## [Provided material]
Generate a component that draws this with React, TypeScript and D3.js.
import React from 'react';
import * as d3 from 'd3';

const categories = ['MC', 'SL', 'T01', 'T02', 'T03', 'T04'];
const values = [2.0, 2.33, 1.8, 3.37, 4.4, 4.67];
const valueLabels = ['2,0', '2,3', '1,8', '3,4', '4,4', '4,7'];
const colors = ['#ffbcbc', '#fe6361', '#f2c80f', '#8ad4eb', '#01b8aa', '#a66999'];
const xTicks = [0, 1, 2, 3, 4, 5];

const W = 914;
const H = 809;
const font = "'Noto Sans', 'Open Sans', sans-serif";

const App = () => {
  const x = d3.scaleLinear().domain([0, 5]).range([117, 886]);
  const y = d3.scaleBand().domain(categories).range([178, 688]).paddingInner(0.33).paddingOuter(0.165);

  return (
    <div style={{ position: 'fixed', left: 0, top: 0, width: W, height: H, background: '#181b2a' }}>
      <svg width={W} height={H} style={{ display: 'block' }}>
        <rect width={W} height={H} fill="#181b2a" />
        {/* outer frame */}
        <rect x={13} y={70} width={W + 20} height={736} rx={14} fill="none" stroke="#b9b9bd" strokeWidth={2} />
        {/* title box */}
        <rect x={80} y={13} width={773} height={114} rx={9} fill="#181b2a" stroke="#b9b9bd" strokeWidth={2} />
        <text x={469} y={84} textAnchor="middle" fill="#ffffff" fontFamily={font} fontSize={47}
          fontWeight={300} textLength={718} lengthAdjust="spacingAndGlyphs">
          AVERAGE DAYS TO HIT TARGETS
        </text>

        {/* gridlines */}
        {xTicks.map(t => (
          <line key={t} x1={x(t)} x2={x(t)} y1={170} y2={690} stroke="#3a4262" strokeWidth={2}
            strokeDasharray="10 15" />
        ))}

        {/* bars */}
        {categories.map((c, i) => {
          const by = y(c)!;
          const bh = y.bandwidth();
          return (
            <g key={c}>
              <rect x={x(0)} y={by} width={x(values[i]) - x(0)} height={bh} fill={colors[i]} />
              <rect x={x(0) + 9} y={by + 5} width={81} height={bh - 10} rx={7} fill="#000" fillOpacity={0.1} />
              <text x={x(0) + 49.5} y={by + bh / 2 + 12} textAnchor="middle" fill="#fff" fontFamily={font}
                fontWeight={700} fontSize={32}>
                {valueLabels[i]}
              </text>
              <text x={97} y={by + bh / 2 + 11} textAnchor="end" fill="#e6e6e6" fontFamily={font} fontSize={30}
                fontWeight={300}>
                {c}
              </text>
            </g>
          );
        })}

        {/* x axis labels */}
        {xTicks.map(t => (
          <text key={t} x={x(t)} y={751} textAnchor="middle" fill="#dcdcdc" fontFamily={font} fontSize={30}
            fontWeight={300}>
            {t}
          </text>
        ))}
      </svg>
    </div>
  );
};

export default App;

## [Required task]
Quote each line of the listing above exactly.

## [The output]
Generate a component that draws this with React, TypeScript and D3.js.
import React from 'react';
import * as d3 from 'd3';

const categories = ['MC', 'SL', 'T01', 'T02', 'T03', 'T04'];
const values = [2.0, 2.33, 1.8, 3.37, 4.4, 4.67];
const valueLabels = ['2,0', '2,3', '1,8', '3,4', '4,4', '4,7'];
const colors = ['#ffbcbc', '#fe6361', '#f2c80f', '#8ad4eb', '#01b8aa', '#a66999'];
const xTicks = [0, 1, 2, 3, 4, 5];

const W = 914;
const H = 809;
const font = "'Noto Sans', 'Open Sans', sans-serif";

const App = () => {
  const x = d3.scaleLinear().domain([0, 5]).range([117, 886]);
  const y = d3.scaleBand().domain(categories).range([178, 688]).paddingInner(0.33).paddingOuter(0.165);

  return (
    <div style={{ position: 'fixed', left: 0, top: 0, width: W, height: H, background: '#181b2a' }}>
      <svg width={W} height={H} style={{ display: 'block' }}>
        <rect width={W} height={H} fill="#181b2a" />
        {/* outer frame */}
        <rect x={13} y={70} width={W + 20} height={736} rx={14} fill="none" stroke="#b9b9bd" strokeWidth={2} />
        {/* title box */}
        <rect x={80} y={13} width={773} height={114} rx={9} fill="#181b2a" stroke="#b9b9bd" strokeWidth={2} />
        <text x={469} y={84} textAnchor="middle" fill="#ffffff" fontFamily={font} fontSize={47}
          fontWeight={300} textLength={718} lengthAdjust="spacingAndGlyphs">
          AVERAGE DAYS TO HIT TARGETS
        </text>

        {/* gridlines */}
        {xTicks.map(t => (
          <line key={t} x1={x(t)} x2={x(t)} y1={170} y2={690} stroke="#3a4262" strokeWidth={2}
            strokeDasharray="10 15" />
        ))}

        {/* bars */}
        {categories.map((c, i) => {
          const by = y(c)!;
          const bh = y.bandwidth();
          return (
            <g key={c}>
              <rect x={x(0)} y={by} width={x(values[i]) - x(0)} height={bh} fill={colors[i]} />
              <rect x={x(0) + 9} y={by + 5} width={81} height={bh - 10} rx={7} fill="#000" fillOpacity={0.1} />
              <text x={x(0) + 49.5} y={by + bh / 2 + 12} textAnchor="middle" fill="#fff" fontFamily={font}
                fontWeight={700} fontSize={32}>
                {valueLabels[i]}
              </text>
              <text x={97} y={by + bh / 2 + 11} textAnchor="end" fill="#e6e6e6" fontFamily={font} fontSize={30}
                fontWeight={300}>
                {c}
              </text>
            </g>
          );
        })}

        {/* x axis labels */}
        {xTicks.map(t => (
          <text key={t} x={x(t)} y={751} textAnchor="middle" fill="#dcdcdc" fontFamily={font} fontSize={30}
            fontWeight={300}>
            {t}
          </text>
        ))}
      </svg>
    </div>
  );
};

export default App;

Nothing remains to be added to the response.